By Mike Sunnucks | Rose Law Group Reporter
The city of Goodyear continues to see growth and economic development with new data centers led by Microsoft, manufacturing, including Nike, and Amazon.com and other logistics centers.
Now, the West Valley city want to start competing for more office jobs and corporate headquarters.
“We’re ready to pivot to the corporate headquarters and offices,” said Goodyear City Manager Julie Arendall during a virtual forum held by Valley Partnership on Monday.
Goodyear touts 1.56 million workers within a 30-minute drive and wants employers to know that 62.4 percent of those are professional workers.
Goodyear also has a median household income of $80,332 per year. Arendall said that compares favorably to the rest of the Phoenix region.
COVID-19 is poised to create some changes in workplaces, work schedules and where companies land. Some commercial real estate brokers and architects expect to see some companies to favor more suburban locations than denser downtown areas with office towers.
That could send jobs and employers out of the likes of Seattle, Chicago, and New York.
Paul Hughes, executive vice president at the Arizona Commerce Authority, is optimistic of the state’s economic position as jobs and the marketplace navigate COVID-19 and all its impacts.

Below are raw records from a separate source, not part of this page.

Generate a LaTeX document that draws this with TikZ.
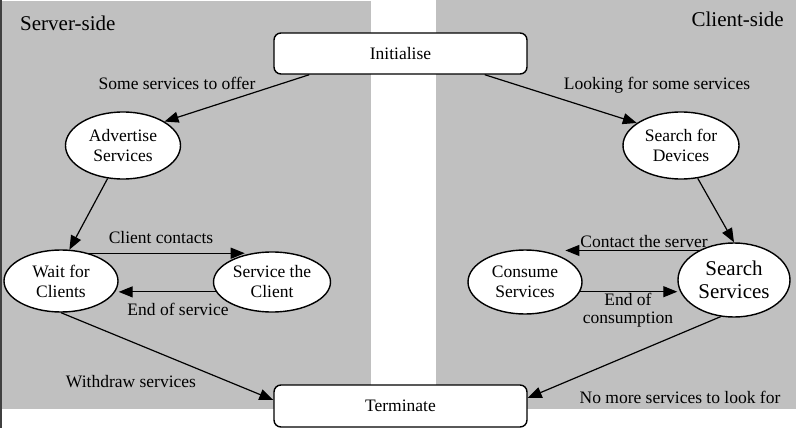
\documentclass[tikz,border=0pt]{standalone}
\usepackage{fontspec}
\setmainfont{Liberation Serif}
\usetikzlibrary{calc,arrows.meta,shapes.geometric}
\definecolor{panelgray}{RGB}{192,192,192}

\begin{document}
\begin{tikzpicture}[x=1pt, y=-1pt,
    state/.style={draw, ellipse, fill=white, line width=1.4pt, inner sep=0pt, align=center, font=\fontsize{17.5}{20}\selectfont},
    endbox/.style={draw, fill=white, rounded corners=7pt, line width=1.4pt, minimum width=253pt, minimum height=41pt, font=\fontsize{17.5}{20}\selectfont},
    lbl/.style={inner sep=0pt, anchor=base, align=center, font=\fontsize{17.5}{18}\selectfont},
    arr/.style={-{Triangle[length=14pt,width=11pt]}, line width=1.2pt}]
    \useasboundingbox (0,0) rectangle (796,428);
    \fill[panelgray] (2,1) rectangle (371,409);
    \fill[panelgray] (436,0) rectangle (796,409);
    \fill[black!75] (0,0) rectangle (2,428);

    \node (server) at (20,31) [lbl, anchor=base west, font=\fontsize{21}{24}\selectfont] {Server-side};
    \node (client) at (784,27) [lbl, anchor=base east, font=\fontsize{21}{24}\selectfont] {Client-side};

    \node (init) at (400.5,53.5) [endbox] {Initialise};
    \node (term) at (400.5,406) [endbox, minimum height=42pt] {Terminate};

    \node (adv) at (123,145.5) [state, minimum width=115pt, minimum height=67pt] {Advertise\\Services};
    \node (wait) at (61,281) [state, minimum width=114pt, minimum height=62pt] {Wait for\\Clients};
    \node (serv) at (272,282) [state, minimum width=117pt, minimum height=60pt] {Service the\\Client};

    \node (sfd) at (681,145.5) [state, minimum width=116pt, minimum height=67pt] {Search for\\Devices};
    \node (cons) at (525,282) [state, minimum width=114pt, minimum height=64pt] {Consume\\Services};
    \node (ss) at (734,280) [state, minimum width=112pt, minimum height=74pt, font=\fontsize{21}{23}\selectfont] {Search\\Services};

    % server side
    \draw[arr] ([xshift=36pt]init.south west) -- (adv.30);
    \draw[arr] (adv.245) -- (wait.75);
    \draw[arr] (wait.45) -- (wait.45 -| serv.135);
    \draw[arr] (serv.190) -- (serv.190 -| wait.east);
    \draw[arr] (wait.south) -- ([yshift=6pt]term.west);

    % client side
    \draw[arr] ([xshift=-43pt]init.south east) -- (sfd.153);
    \draw[arr] (sfd.297) -- (ss.north);
    \draw[arr] (ss.140) -- (ss.140 -| cons.30);
    \draw[arr] (cons.350) -- (cons.350 -| ss.west);
    \draw[arr] (ss.250) -- ([yshift=8pt]term.east);

    \node (offer) at (177,90) [lbl] {Some services to offer};
    \node (look) at (657,90) [lbl] {Looking for some services};
    \node (contacts) at (161,243) [lbl] {Client contacts};
    \node (endserv) at (178,315) [lbl] {End of service};
    \node (withdraw) at (131,387) [lbl] {Withdraw services};
    \node (contact) at (644,247) [lbl] {Contact the server};
    \node (endcons) at (628,323) [lbl] {End of\\consumption};
    \node (nomore) at (680,403) [lbl] {No more services to look for};
\end{tikzpicture}
\end{document}
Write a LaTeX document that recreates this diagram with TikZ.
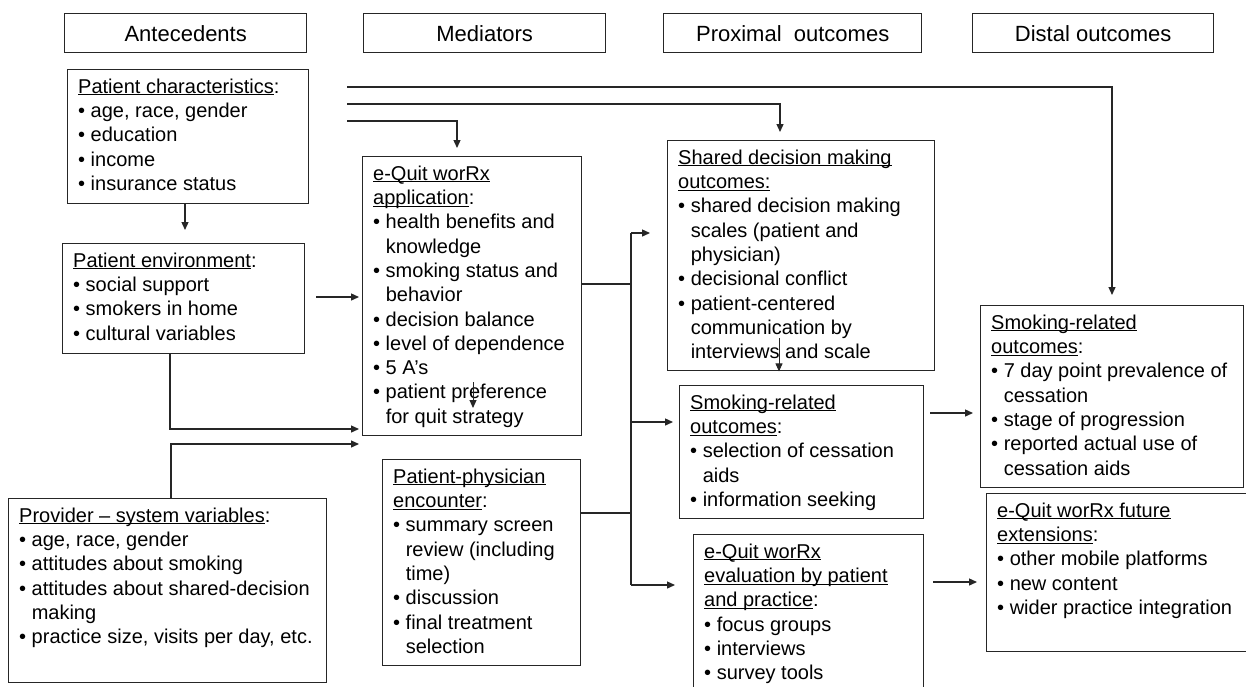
\documentclass[tikz,border=0pt]{standalone}
\usepackage{fontspec}
\setmainfont{Liberation Sans}
\usetikzlibrary{arrows.meta,calc}
\newcommand{\ct}{\phantom{•\ }}
\newcommand{\ul}[1]{\underline{\smash{#1}}}
\newcommand{\mkbox}[6]{%
  \node[boxst, minimum width=#4pt, minimum height=#5pt] (#1) at (#2,#3) {};
  \node[txtst] (#1t) at ($(#1.north west)+(11,7)$) {\strut#6};}
\begin{document}
\begin{tikzpicture}[x=1pt,y=-1pt,
  boxst/.style={draw=black!85, line width=1.4pt, anchor=north west, inner sep=0pt, fill=white},
  hdrst/.style={draw=black!85, line width=1.4pt, anchor=north west, inner sep=0pt,
     font=\fontsize{22}{26}\selectfont},
  txtst/.style={anchor=north west, inner sep=0pt, align=left, font=\fontsize{20}{24.3}\selectfont},
  arr/.style={draw=black!85, line width=1.3pt, -{Triangle[length=8pt,width=7pt]}},
  ln/.style={draw=black!85, line width=1.3pt}]
\useasboundingbox (0,0) rectangle (1246,686);
\clip (0,0) rectangle (1246,686);
\fill[white] (0,0) rectangle (1246,686);

% headers
\node[hdrst, minimum width=242pt, minimum height=39pt] (h1) at (64,13) {Antecedents};
\node[hdrst, minimum width=242pt, minimum height=39pt] (h2) at (363,13) {Mediators};
\node[hdrst, minimum width=258pt, minimum height=39pt] (h3) at (663,13) {Proximal\ \ outcomes};
\node[hdrst, minimum width=241pt, minimum height=39pt] (h4) at (972,13) {Distal outcomes};

% boxes
\mkbox{pc}{67}{69}{241}{134}{\ul{Patient characteristics}:\\
• age, race, gender\\ • education\\ • income\\ • insurance status}
\mkbox{pe}{62}{243}{242}{110}{\ul{Patient environment}:\\
• social support\\ • smokers in home\\ • cultural variables}
\mkbox{pv}{8}{498}{318}{184}{\ul{Provider -- system variables}:\\
• age, race, gender\\ • attitudes about smoking\\ • attitudes about shared-decision\\
\ct making\\ • practice size, visits per day, etc.}
\mkbox{eq}{362}{156}{219}{279}{\ul{e-Quit worRx}\\ \ul{application}:\\
• health benefits and\\ \ct knowledge\\ • smoking status and\\ \ct behavior\\
• decision balance\\ • level of dependence\\ • 5 A’s\\ • patient preference\\ \ct for quit strategy}
\mkbox{pp}{382}{459}{198}{206}{\ul{Patient-physician}\\ \ul{encounter}:\\
• summary screen\\ \ct review (including\\ \ct time)\\ • discussion\\ • final treatment\\ \ct selection}
\mkbox{sd}{667}{140}{267}{230}{\ul{Shared decision making}\\ \ul{outcomes:}\\
• shared decision making\\ \ct scales (patient and\\ \ct physician)\\ • decisional conflict\\
• patient-centered\\ \ct communication by\\ \ct interviews and scale}
\mkbox{sp}{679}{385}{244}{133}{\ul{Smoking-related}\\ \ul{outcomes}:\\
• selection of cessation\\ \ct aids\\ • information seeking}
\mkbox{ev}{693}{534}{230}{170}{\ul{e-Quit worRx}\\ \ul{evaluation by patient}\\ \ul{and practice}:\\
• focus groups\\ • interviews\\ • survey tools}
\mkbox{ds}{980}{305}{263}{182}{\ul{Smoking-related}\\ \ul{outcomes}:\\
• 7 day point prevalence of\\ \ct cessation\\ • stage of progression\\ • reported actual use of\\ \ct cessation aids}
\mkbox{fx}{986}{493}{270}{158}{\ul{e-Quit worRx future}\\ \ul{extensions}:\\
• other mobile platforms\\ • new content\\ • wider practice integration}

% free ends
\coordinate (s1) at (347,87);
\coordinate (s2) at (347,104);
\coordinate (s3) at (347,121);
\coordinate (s4) at (316,297);
\coordinate (e7) at (359,444);
\coordinate (bt) at (631,233);
\coordinate (bb) at (631,585);
\coordinate (s14) at (930,413);
\coordinate (s15) at (933,582);
\coordinate (a1) at (473,382);
\coordinate (a2) at (779,338);

% connectors
\draw[arr, shorten >=13pt] (pc.south -| 185,0) -- (pe.north -| 185,0);
\draw[arr, shorten >=10pt] (s1) -| (ds.north -| 1112,0);
\draw[arr, shorten >=8pt] (s2) -| (sd.north -| 780,0);
\draw[arr, shorten >=8pt] (s3) -| (eq.north -| 457,0);
\draw[arr, shorten >=3pt] (s4) -- (eq.west |- s4);
\draw[arr, shorten >=3pt] (pe.south -| 170,0) |- (eq.west |- 0,429);
\draw[arr] (pv.north -| 171,0) |- (e7);
\draw[ln] (eq.east |- 0,284) -- (631,284);
\draw[ln] (pp.east |- 0,513) -- (631,513);
\draw[ln] (bt) -- (bb);
\draw[arr, shorten >=17pt] (bt) -- (sd.west |- bt);
\draw[arr, shorten >=6pt] (631,422) -- (sp.west |- 0,422);
\draw[arr, shorten >=18pt] (bb) -- (ev.west |- bb);
\draw[arr, shorten >=7pt] (s14) -- (ds.west |- s14);
\draw[arr, shorten >=9pt] (s15) -- (fx.west |- s15);
\draw[arr, line width=1pt] (a1) -- (473,408);
\draw[arr, line width=1pt] (a2) -- (sd.south -| a2);
\end{tikzpicture}
\end{document}
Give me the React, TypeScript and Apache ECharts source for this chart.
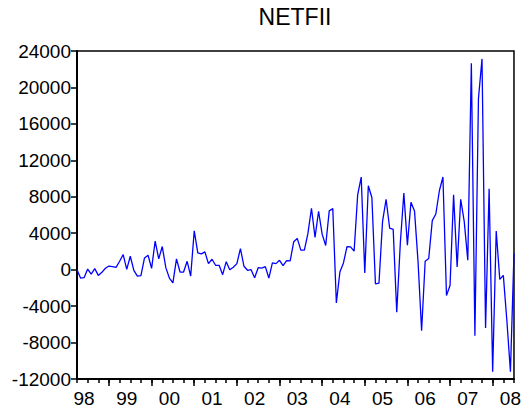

He said there 78 companies looking at expanding existing Phoenix operations and another 148 potential new locates to the region.
Those could bring as many as 50,500 jobs.
Like the rest of the U.S. economy, Arizona and metro Phoenix shed scores of jobs (especially in tourism, retail, and restaurants) because of COVID-19.
Some of those jobs have been brought back with the reopening of Arizona’s economy.